The limitation of this study is expressed in the constraint of the method only being able to use discrete values due to the classical computer preprocessing process, which includes the creation of a frequency vector. Nevertheless, this study presented four main issues that should be addressed in future studies. First, the generalization of the parametric gate and its adaptation to the need to calculate additional distribution measures, such as skewness, kurtosis, and more, should be further examined. Second, a deep study should be conducted on the parameter values presented in this study and their optimal values for minimizing the error value.

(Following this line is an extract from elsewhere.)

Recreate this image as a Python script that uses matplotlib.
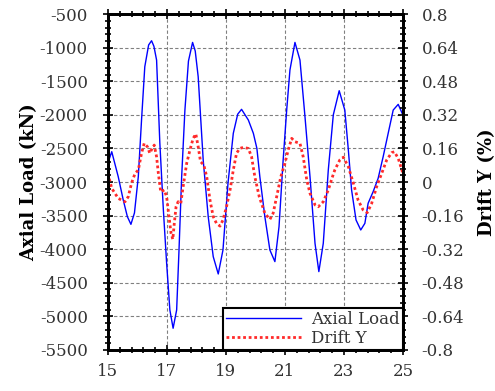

Third, an adaptation of the method for continuous distributions such as normal, exponential, and more would be beneficial. Last, using amplitude encoding may be efficient for a logarithmic number of qubits, although it requires a large number of quantum gates. Future studies are encouraged to explore the relationship between the input encoding and the number of quantum gates required to represent it to optimize the trade between these variables.